Trapped In The East Bay
Like Blanche DuBois, I have always relied on the kindness of strangers. When a lad with scarcely a clue arrives on foreign shores he really has no choice but to. And like that hothouse flower, I (being the lad) has to struggle to keep my fragile sanity intact as I was besieged on all fronts by something I hadn't expected, but had been warned about: the friendliness of the Americans. Being English -- and I only say this as a point of fact -- we are raised believing the only place the Yanks will be civil is in the hinterland.
The anticipated cold, heartless "big city" welcome never materialized as I stumbled out of the SFO shuttle. Somehow, I still can't recall how, I had managed to bypass the heart of the airport and was transported to a fairly robust urban center. I would come to find out this was South San Francisco. At the time, I thought I had arrived on the outskirts of the City itself. Little did I know I was still within a stone's throw of the airport.
As I made my rounds at the San Francisco airport hotels, searching for a front desk clerk who would accept pounds Sterling as payment, I was struck by how breathtaking the area was. if this was merely a city some fifteen minutes from the actually City, I was filled by a strange sense of anticipation and dread. I likened the feeling to smiling too often, and for too long -- after a bit you being to look and feel like a psychopath.
Simply glancing at a regional map in my hotel room, it was striking how incredibly cozy the Bay Area was. It seemed to me one could easily jaunt across the Bay, into say Berkeley or Piedmont, have a cuppa and then hop over to Sausalito for a bit of sightseeing and then be in San Jose for lunch. To my chagrin, this was far, far from the case. In fact, simply crossing the Bay was strenuous enough to constitute a day's work. had I the capital, I would have simply stayed the night.

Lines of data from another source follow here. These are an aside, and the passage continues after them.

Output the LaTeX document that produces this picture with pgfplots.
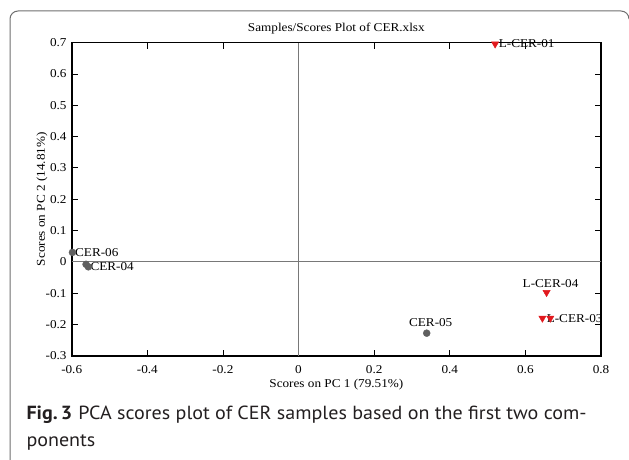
\documentclass[border=0pt]{standalone}
\usepackage{fontspec}
\setmainfont{Liberation Serif}
\newfontfamily\plotfont[FakeStretch=1.1]{Liberation Serif}
\newfontfamily\capfont[FakeStretch=1.055]{PT Sans}
\usepackage{pgfplots}
\pgfplotsset{compat=1.18}

\definecolor{ptgray}{RGB}{95,95,95}
\definecolor{ptred}{RGB}{225,25,30}
\definecolor{framegray}{RGB}{110,110,110}
\definecolor{zerogray}{RGB}{120,120,120}
\definecolor{capink}{RGB}{35,31,32}

% PCA scores (PC 1, PC 2)
\pgfplotstableread{
x       y
-0.598  0.030
-0.562 -0.008
-0.556 -0.016
 0.339 -0.228
}\cerscores
\pgfplotstableread{
x       y
 0.520  0.696
 0.656 -0.098
 0.645 -0.180
 0.666 -0.180
}\lcerscores

\begin{document}
\begin{tikzpicture}[x=1pt,y=1pt]
\useasboundingbox (0,0) rectangle (629,459);
% figure frame
\draw[framegray, line width=1pt] (10,-2) -- (10,440)
  arc[start angle=180, end angle=90, radius=8] -- (621,448)
  arc[start angle=90, end angle=0, radius=8];

\begin{axis}[
  at={(71.7pt,103.3pt)}, anchor=south west,
  scale only axis, width=529.3pt, height=313pt,
  xmin=-0.6, xmax=0.8, ymin=-0.3, ymax=0.7,
  xtick={-0.6,-0.4,-0.2,0,0.2,0.4,0.6,0.8},
  ytick={-0.3,-0.2,-0.1,0,0.1,0.2,0.3,0.4,0.5,0.6,0.7},
  tick align=inside, major tick length=6pt,
  tick style={black, line width=0.8pt},
  axis line style={black, line width=1.6pt},
  /pgf/number format/assume math mode=true,
  /pgf/number format/fixed,
  ticklabel style={font=\plotfont\fontsize{12}{12}\selectfont},
  xticklabel style={anchor=base, inner sep=0pt, yshift=-17.8pt},
  yticklabel style={anchor=east, inner sep=0pt, xshift=-5pt},
  label style={font=\plotfont\fontsize{12}{12}\selectfont},
  xlabel={Scores on PC 1 (79.51\%)},
  xlabel style={at={(axis description cs:0.5,0)}, anchor=base, inner sep=0pt, yshift=-31.3pt},
  ylabel={Scores on PC 2 (14.81\%)},
  ylabel style={at={(axis description cs:-0.0561,0.5)}, anchor=center, inner sep=0pt},
  title={Samples/Scores Plot of CER.xlsx},
  title style={at={(axis description cs:0.5,1)}, anchor=base, inner sep=0pt, yshift=5.5pt,
    font=\plotfont\fontsize{12}{12}\selectfont},
  clip=false,
]
% zero reference lines
\draw[zerogray, line width=0.8pt] (axis cs:0,-0.3) -- (axis cs:0,0.7);
\draw[zerogray, line width=0.8pt] (axis cs:-0.6,0) -- (axis cs:0.8,0);

\addplot[only marks, mark=*, mark size=3.5pt, color=ptgray,
  mark options={fill=ptgray, draw=ptgray}] table[x=x, y=y] {\cerscores};
\addplot[only marks, mark=triangle*, mark size=4.2pt, color=ptred,
  mark options={rotate=180, fill=ptred, draw=ptred}] table[x=x, y=y] {\lcerscores};

\begin{scope}[every node/.style={font=\plotfont\fontsize{12}{12}\selectfont, inner sep=0pt}]
\node[anchor=west, xshift=2.5pt] at (axis cs:-0.598,0.030) {CER-06};
\node[anchor=west, xshift=2pt] at (axis cs:-0.556,-0.016) {CER-04};
\node[anchor=west, xshift=3.5pt] at (axis cs:0.520,0.696) {L-CER-01};
\node[anchor=south, xshift=4pt, yshift=5pt] at (axis cs:0.656,-0.098) {L-CER-04};
\node[anchor=south, xshift=4pt, yshift=6pt] at (axis cs:0.339,-0.228) {CER-05};
\node[anchor=west] at (axis cs:0.656,-0.180) {L-CER-03};
\end{scope}
\end{axis}

% caption
\node[anchor=base west, inner sep=0pt, text=capink] at (26.3,39.7)
  {\capfont\fontsize{19}{19}\selectfont\textbf{Fig.\,3}\hspace{6pt}PCA scores plot of CER samples based on the first two com-};
\node[anchor=base west, inner sep=0pt, text=capink] at (26.3,12.3)
  {\capfont\fontsize{19}{19}\selectfont ponents};
\end{tikzpicture}
\end{document}
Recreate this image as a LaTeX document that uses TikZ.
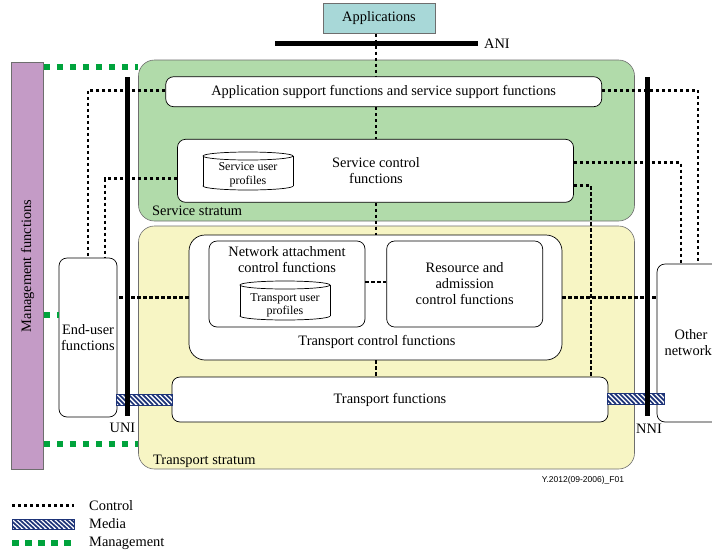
\documentclass[tikz,border=0pt]{standalone}
\usepackage{fontspec}
\setmainfont{Liberation Serif}
\newfontfamily\figsans{Liberation Sans}
\usetikzlibrary{calc}
\definecolor{svcgreen}{RGB}{177,219,170}
\definecolor{trnyellow}{RGB}{247,245,196}
\definecolor{appteal}{RGB}{168,216,216}
\definecolor{mgmtpurple}{RGB}{196,155,198}
\definecolor{mgmtgreen}{RGB}{0,163,60}
\definecolor{medianavy}{RGB}{30,52,120}
\definecolor{edgegray}{RGB}{110,110,110}
\newcommand{\mediabar}[4]{%
  \fill[white] (#1,#2) rectangle (#3,#4);
  \begin{scope}
    \clip (#1,#2) rectangle (#3,#4);
    \foreach \k in {0,...,17} {
      \draw[medianavy, line width=1.7pt] ({#1+\k*4.7-12},#2) -- ({#1+\k*4.7-12+11},#4);
    }
  \end{scope}
  \draw[medianavy, line width=0.8pt] (#1,#2) rectangle (#3,#4);
}
\begin{document}
\begin{tikzpicture}[x=1pt,y=-1pt,
  fbox/.style={draw=black, line width=0.7pt, fill=white, rounded corners=8pt, inner sep=0pt, align=center, font=\fontsize{14.4}{16}\selectfont},
  stratum/.style={draw=edgegray, line width=0.6pt, rounded corners=16pt, inner sep=0pt},
  lbl/.style={inner sep=0pt, align=center, font=\fontsize{14.4}{16}\selectfont},
  cyltext/.style={inner sep=0pt, align=center, font=\fontsize{12}{13.5}\selectfont},
  cylbody/.style={draw=black, line width=0.7pt, fill=white},
  ctrl/.style={line width=2.7pt, dash pattern=on 3.2pt off 2.8pt, black},
  mgmt/.style={line width=6pt, dash pattern=on 6.5pt off 6.5pt, mgmtgreen},
  iface/.style={line width=5pt, black}
]
\useasboundingbox (0,0) rectangle (712,555);
\clip (0,0) rectangle (712,555);
\fill[white] (0,0) rectangle (712,555);

% strata and management bar
\node[stratum, fill=svcgreen, minimum width=496pt, minimum height=161pt] (ss) at (386.5,140.5) {};
\node[stratum, fill=trnyellow, minimum width=496pt, minimum height=243pt] (ts) at (386.5,347.5) {};
\node[draw=edgegray, line width=0.6pt, fill=mgmtpurple, minimum width=32pt, minimum height=407pt, inner sep=0pt] (mgmt) at (27.5,266) {};
\node[lbl, rotate=90] at (27.5,266) {Management functions};
\node[lbl, anchor=west] at (152,211) {Service stratum};
\node[lbl, anchor=west] at (153,461) {Transport stratum};

% boxes
\node[draw=edgegray, line width=0.6pt, fill=appteal, minimum width=112pt, minimum height=30pt, inner sep=0pt, font=\fontsize{14.4}{16}\selectfont] (app) at (379,18.3) {Applications};
\node[fbox, minimum width=436pt, minimum height=30pt] (asf) at (383.7,91.7) {Application support functions and service support functions};
\node[fbox, minimum width=396pt, minimum height=63pt] (scf) at (375.5,170.8) {};
\node[lbl] at (376,171) {Service control\\functions};
\node[fbox, rounded corners=16pt, minimum width=373pt, minimum height=125pt] (tcf) at (375.5,297.5) {};
\node[lbl] at (377,342) {Transport control functions};
\node[fbox, minimum width=156pt, minimum height=86pt] (nacf) at (287,284) {};
\node[lbl] at (287,260) {Network attachment\\control functions};
\node[fbox, minimum width=156pt, minimum height=86pt] (racf) at (464.7,284) {Resource and\\admission\\control functions};
\node[fbox, minimum width=436pt, minimum height=45pt] (tf) at (390,399.5) {Transport functions};
\node[fbox, minimum width=58pt, minimum height=159pt] (euf) at (88,337.5) {End-user\\functions};
\node[fbox, minimum width=70pt, minimum height=158pt] (on) at (692,343) {};
\node[lbl] at (691,343) {Other\\networks};

% cylinders
\filldraw[cylbody] (248,186) ellipse[x radius=45,y radius=4];
\fill[white] (203,156) rectangle (293,186);
\draw[black, line width=0.7pt] (203,156) -- (203,186) (293,156) -- (293,186);
\filldraw[cylbody] (248,156) ellipse[x radius=45,y radius=4];
\node[cyltext] (sup) at (248,175) {Service user\\profiles};

\filldraw[cylbody] (285,316) ellipse[x radius=45,y radius=4];
\fill[white] (240,285) rectangle (330,316);
\draw[black, line width=0.7pt] (240,285) -- (240,316) (330,285) -- (330,316);
\filldraw[cylbody] (285,285) ellipse[x radius=45,y radius=4];
\node[cyltext] (tup) at (285,305.5) {Transport user\\profiles};

% control connectors
\coordinate (vx) at (376,0);
\draw[ctrl] (app.south -| vx) -- (asf.north -| vx);
\draw[ctrl] (asf.south -| vx) -- (scf.north -| vx);
\draw[ctrl] (scf.south -| vx) -- (tcf.north -| vx);
\draw[ctrl] (tcf.south -| vx) -- (tf.north -| vx);
\draw[ctrl] ($(asf.west)+(0,-1.5)$) -| (euf.north);
\draw[ctrl] ($(scf.west)+(0,8)$) -| ($(euf.north)+(17,0)$);
\draw[ctrl] (tcf.west) -- (tcf.west -| euf.east);
\draw[ctrl] ($(nacf.east)+(0,-2)$) -- ($(racf.west)+(0,-2)$);
\draw[ctrl] (tcf.east) -- (tcf.east -| on.west);
\draw[ctrl] ($(asf.east)+(0,-1.5)$) -| ($(on.north)+(6,0)$);
\draw[ctrl] ($(scf.east)+(0,-8)$) -| ($(on.north)+(-11,0)$);
\draw[ctrl] ($(scf.east)+(0,14.5)$) -| ($(tf.north east)+(-17.5,0)$);

% management connectors
\coordinate (m1) at ($(ss.north west)+(0,7.5)$);
\coordinate (m2) at ($(euf.west)+(0,-22.5)$);
\coordinate (m3) at ($(ts.south west)+(0,-25)$);
\draw[mgmt] (m1 -| mgmt.east) -- (m1);
\draw[mgmt] (m2 -| mgmt.east) -- (m2);
\draw[mgmt] (m3 -| mgmt.east) -- (m3);

% media
\mediabar{116.5}{394}{172}{405}
\mediabar{607.5}{393}{664}{404}

% interfaces
\coordinate (ani1) at (275,43.5);
\coordinate (ani2) at (478,43.5);
\draw[iface] (ani1) -- (ani2);
\node[lbl, anchor=west] at (484,44) {ANI};
\coordinate (uni1) at (127,77);
\coordinate (uni2) at (127,416);
\draw[iface] (uni1) -- (uni2);
\node[lbl] at (122.5,428) {UNI};
\coordinate (nni1) at (647,77);
\coordinate (nni2) at (647,416);
\draw[iface] (nni1) -- (nni2);
\node[lbl] at (649,429) {NNI};

\node[inner sep=0pt, font=\figsans\fontsize{8.5}{10}\selectfont] at (583,480) {Y.2012(09-2006)\_F01};

% legend
\coordinate (lc1) at (12,505.5);
\coordinate (lc2) at (74,505.5);
\draw[ctrl] (lc1) -- (lc2);
\node[lbl, anchor=west] at (89,505.5) {Control};
\mediabar{12}{519}{74}{529}
\node[lbl, anchor=west] at (89,524) {Media};
\coordinate (lm1) at (12,543);
\coordinate (lm2) at (74,543);
\draw[mgmt] (lm1) -- (lm2);
\node[lbl, anchor=west] at (89,543) {Management};
\end{tikzpicture}
\end{document}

Once I had crossed the Bay, via the metro system that actually takes you under the Bay, I emerged from darkness to find myself somewhere in Berkeley or Oakland. I disembarked from the metro (known as the BART) and found myself thrust into the bustling, fashionable center of Berkeley -- or was it Oakland. There is always some overlaying of the cities and often it occurs at particularly fashionable streets. I had much to learn and an entire day trapped in the East Bay to learn it.